Patrick "pads1161" Leonard
Choosing who you live with as a poker player is really important and probably something most people don't get right. Let's say that average career of a online poker player is 5 years. If you commit to living with somebody for 1 year on a long contract then you're committing to living with them for 20% of your career. For an industry where you really need to be happy at home and feel comfortable and relaxed it can be a huge error. Not only may you not like the guy or he disturbs your sleeping or spoils the environment that you live and work in but you can also be missing out on other people, soaking other knowledge, improving from other people and maximizing your potentially by learning from different people.
I think GTO living arrangements for a poker player is actually to live by yourself. Generally if you're living in a 2 or 3 bedroom place with a poker player they will be going in and out at different times of the day. Maybe they party on Saturday night, slam the door too loud and you wake up in the middle of the night and can't get back to sleep and then your Sunday grind is ruined. Maybe you're in a great sleeping rhythm and then they go out for Salsa night in Wednesday and wake you at 4am and then it's ****ed again. The real world lives for the weekend, generally they all share an identical rhythm throughout the week give or take 30 minutes extra in the morning and then on the weekend all hell goes on but that's expected and understood. Monday might be tough but everything is back to normal by Tuesday. With poker the one thing we really struggle to attain (I'm writing this at 6am having woken up at 4am, lol jet lag) is a routine. It's something so simple. We quit college, school, 9-5 so we don't need to have a routine. But once we are in this profession it's actually the one thing we strive for. We procrastinate in bed watching videos and reading Wikipedia and then 3 hours later ask ourselves why didn't I just sleep?
I always tell myself "it's ok, we will start again on Monday, a clean slate" I often do (I often don't aswell!) but by the next Monday usually something has came in the way to stop this rhythm. Generally living with another poker player is the most obvious reason that it does go downhill.
Another bad thing about living with poker players is you have two options. 1) live with somebody you don't really know, 2) live with somebody you know pretty well.
1- this is a potential problem for so many different and obvious reasons. Especially when you work where you live it becomes very easy to feel unhappy because of the way somebody else is. You washed all the dishes and then this mfker dirtied them? Does he have to have his music on so loud?! How can he have his pokerstars alert buttons on when I'm trying to concentrate too?! So many small and trivial things hat anybody else would think we're irrelevant but can add up.
2- this is a potential bigger problem than 1. The longer you spend with somebody the easier it is to see the worse of them.
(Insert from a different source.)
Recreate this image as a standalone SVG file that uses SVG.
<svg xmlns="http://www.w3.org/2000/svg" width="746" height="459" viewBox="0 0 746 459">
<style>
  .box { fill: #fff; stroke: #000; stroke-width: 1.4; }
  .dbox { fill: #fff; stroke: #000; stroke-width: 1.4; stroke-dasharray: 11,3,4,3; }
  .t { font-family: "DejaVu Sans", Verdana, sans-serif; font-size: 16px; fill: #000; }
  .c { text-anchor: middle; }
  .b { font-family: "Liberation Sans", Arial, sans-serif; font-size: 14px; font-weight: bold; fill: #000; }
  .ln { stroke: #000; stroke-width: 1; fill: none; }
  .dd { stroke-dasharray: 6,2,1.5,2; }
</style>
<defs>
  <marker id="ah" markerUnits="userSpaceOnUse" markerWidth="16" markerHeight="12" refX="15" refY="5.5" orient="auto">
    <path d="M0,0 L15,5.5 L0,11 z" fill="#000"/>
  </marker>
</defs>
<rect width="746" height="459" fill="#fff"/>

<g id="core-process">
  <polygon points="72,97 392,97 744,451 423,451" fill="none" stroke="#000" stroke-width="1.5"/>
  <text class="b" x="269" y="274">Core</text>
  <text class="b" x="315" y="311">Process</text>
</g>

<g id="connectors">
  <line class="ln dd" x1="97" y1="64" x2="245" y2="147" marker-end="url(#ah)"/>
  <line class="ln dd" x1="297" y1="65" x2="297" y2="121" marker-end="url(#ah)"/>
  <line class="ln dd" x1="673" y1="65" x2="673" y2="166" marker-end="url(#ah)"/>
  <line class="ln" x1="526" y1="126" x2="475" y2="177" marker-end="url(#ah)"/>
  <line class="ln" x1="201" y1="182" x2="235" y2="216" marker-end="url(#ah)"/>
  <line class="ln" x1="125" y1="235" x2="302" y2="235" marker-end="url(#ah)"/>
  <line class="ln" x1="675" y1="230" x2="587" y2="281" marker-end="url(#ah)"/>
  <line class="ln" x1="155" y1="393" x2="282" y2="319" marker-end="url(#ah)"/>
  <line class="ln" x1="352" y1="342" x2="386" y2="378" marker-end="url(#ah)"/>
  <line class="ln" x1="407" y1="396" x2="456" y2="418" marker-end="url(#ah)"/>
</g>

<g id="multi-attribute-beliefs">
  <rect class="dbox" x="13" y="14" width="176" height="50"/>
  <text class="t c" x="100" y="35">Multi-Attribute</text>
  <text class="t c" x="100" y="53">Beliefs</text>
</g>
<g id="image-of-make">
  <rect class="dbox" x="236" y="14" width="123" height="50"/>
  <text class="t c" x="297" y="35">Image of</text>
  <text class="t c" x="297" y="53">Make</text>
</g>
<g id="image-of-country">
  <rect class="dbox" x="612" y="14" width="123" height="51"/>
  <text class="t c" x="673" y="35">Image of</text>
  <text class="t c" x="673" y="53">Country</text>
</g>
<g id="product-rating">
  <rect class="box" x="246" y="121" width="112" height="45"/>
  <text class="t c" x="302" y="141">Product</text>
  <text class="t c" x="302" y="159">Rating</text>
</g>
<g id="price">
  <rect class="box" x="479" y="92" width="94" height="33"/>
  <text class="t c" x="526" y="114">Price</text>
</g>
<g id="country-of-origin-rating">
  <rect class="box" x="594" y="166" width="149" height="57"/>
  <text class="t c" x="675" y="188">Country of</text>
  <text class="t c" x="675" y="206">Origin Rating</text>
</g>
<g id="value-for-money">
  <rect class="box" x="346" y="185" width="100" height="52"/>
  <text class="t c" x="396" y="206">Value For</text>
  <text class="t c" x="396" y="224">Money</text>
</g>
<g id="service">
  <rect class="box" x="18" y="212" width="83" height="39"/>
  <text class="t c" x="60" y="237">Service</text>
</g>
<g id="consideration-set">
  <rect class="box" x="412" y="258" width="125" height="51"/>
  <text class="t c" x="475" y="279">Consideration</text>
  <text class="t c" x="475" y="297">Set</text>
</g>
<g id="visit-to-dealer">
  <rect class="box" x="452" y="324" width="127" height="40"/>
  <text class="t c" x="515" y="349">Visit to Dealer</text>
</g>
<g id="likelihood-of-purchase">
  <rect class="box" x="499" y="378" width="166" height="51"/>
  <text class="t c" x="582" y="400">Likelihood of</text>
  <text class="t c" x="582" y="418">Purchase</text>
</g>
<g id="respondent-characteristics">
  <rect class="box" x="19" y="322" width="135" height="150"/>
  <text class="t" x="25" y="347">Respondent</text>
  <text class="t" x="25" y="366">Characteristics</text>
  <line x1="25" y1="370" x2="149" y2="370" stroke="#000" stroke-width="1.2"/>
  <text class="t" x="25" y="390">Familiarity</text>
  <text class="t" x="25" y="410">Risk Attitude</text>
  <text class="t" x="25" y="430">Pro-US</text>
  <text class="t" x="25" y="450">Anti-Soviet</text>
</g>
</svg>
If you meet somebody 2x a week for dinner and have a great relationship then it doesn't mean you will just live together and be best of friends. Small things will start to grate on you. Once the smaller things grate on you you start to nitpick in things that don't need nitpicking. Generally things will go great at first and then slowly deteriorate over time. If you have a really good friendship with somebody then I'd advise not risking it by living together. It's not because either of you are bad people but it can just make things sour between you and regret the whole thing.
Of course there are so many great things about living with somebody who is a very good friend. I just think personally living with somebody for 1 year or 6 months that you haven't lived with before is a really dangerous thing for a poker player. If the last 4 months of a 6 month contract really effect your ability to work and maximise your potential then maybe that's 10% of your career that you've really ****ed up.
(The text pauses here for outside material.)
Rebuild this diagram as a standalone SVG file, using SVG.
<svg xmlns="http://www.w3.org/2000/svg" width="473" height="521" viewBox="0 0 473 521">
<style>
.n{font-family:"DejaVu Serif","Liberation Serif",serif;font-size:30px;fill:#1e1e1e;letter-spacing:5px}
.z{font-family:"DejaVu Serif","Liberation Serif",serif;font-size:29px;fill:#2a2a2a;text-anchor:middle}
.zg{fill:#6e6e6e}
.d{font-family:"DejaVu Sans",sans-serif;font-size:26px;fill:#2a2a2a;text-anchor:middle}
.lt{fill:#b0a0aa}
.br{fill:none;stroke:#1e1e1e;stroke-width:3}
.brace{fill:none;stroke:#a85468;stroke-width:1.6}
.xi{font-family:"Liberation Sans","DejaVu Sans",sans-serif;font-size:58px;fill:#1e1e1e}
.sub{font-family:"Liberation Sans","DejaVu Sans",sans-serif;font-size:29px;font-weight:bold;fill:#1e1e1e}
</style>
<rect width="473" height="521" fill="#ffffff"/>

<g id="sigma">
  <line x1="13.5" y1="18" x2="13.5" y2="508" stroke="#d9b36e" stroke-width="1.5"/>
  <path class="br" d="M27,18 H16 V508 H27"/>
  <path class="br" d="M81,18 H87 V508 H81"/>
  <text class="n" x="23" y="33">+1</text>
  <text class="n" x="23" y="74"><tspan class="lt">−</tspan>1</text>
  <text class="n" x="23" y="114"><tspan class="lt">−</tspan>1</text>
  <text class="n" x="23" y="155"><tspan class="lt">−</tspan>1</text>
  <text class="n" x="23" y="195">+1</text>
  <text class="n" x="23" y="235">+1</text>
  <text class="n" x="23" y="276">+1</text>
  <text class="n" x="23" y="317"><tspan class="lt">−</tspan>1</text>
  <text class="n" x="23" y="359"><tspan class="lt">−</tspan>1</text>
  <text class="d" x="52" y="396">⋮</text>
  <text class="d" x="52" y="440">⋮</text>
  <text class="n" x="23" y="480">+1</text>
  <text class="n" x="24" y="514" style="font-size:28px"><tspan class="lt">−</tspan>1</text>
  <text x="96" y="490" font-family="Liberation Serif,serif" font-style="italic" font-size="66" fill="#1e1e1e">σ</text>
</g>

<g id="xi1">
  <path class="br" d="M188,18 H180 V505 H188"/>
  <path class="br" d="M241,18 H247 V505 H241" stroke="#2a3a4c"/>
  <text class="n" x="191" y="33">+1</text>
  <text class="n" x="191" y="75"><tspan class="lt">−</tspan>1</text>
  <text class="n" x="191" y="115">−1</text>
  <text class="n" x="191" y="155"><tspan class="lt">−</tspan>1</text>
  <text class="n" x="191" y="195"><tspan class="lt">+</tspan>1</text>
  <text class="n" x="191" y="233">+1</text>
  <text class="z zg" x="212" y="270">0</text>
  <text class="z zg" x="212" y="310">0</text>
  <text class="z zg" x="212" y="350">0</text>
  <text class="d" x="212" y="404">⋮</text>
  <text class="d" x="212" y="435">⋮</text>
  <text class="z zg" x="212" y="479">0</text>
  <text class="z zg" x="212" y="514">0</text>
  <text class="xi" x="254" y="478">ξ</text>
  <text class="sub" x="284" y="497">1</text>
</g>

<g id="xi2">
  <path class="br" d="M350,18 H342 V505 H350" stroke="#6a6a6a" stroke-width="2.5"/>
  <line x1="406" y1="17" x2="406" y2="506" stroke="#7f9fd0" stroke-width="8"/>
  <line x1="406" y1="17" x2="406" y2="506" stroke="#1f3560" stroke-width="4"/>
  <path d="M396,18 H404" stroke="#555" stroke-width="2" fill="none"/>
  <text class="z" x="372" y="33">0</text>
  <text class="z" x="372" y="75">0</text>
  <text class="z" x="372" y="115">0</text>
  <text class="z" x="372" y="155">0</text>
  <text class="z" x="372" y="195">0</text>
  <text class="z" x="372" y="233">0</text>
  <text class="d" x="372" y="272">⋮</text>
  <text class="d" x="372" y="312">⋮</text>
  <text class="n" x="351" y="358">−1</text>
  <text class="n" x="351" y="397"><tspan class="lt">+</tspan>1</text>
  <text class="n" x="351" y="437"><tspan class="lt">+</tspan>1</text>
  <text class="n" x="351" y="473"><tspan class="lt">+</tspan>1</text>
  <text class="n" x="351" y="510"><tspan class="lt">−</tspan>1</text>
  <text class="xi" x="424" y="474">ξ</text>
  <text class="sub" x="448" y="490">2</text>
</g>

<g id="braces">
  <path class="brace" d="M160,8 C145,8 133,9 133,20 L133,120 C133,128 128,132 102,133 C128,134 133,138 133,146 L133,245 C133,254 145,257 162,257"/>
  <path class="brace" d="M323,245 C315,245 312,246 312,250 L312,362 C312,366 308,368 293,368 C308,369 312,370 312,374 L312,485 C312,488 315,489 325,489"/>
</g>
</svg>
I have had on the whole great living arrangements. I've lived by myself, I've lived as a two, I've lived as a three. I think generally living in bigger groups is easier. It means you can have your own space for longer without feeling a need to socialize. It means you're seeing different and fresher faces every day and it means there's different people to learn from and to motivate. This summer I had a really great house with similar poeple, all with similar motivations and all genuinely hoping for the others to do well. That's also something that happens when you live with somebody for so long in a game controlled by variance. If you are losing and losing and losing and your friend is playing similarity or worse to you and is binking and binking and binking it's really easy to get sour, easy to get jealous and easy to funk for the deuce when your friend gets it all in pre with 80 left in the million with aces vs deuces. Previously I used to actually really struggle with this, I thought I was really a bad person for wanting my friends to sometimes lose. Of course I didn't really want them to lose, but I was just jealous of their success whilst I was failing. i read a lot about it and it's a normal expression to feel, it's just you not being able to handle your negative emotions so well. I haven't felt this way in a long time, I know deep down somewhere it's still there though and could creep back at any time.
Not sure what the point of this post is, I just started writing and speaking what is very likely a lot of nonsense. I just think that you can value studying, grinding, eating well, working out, meditating etc but imo the most important thing you can do as a poker player is have a good, healthy living arrangement that's easy to get out of if things aren't as they initially seemed.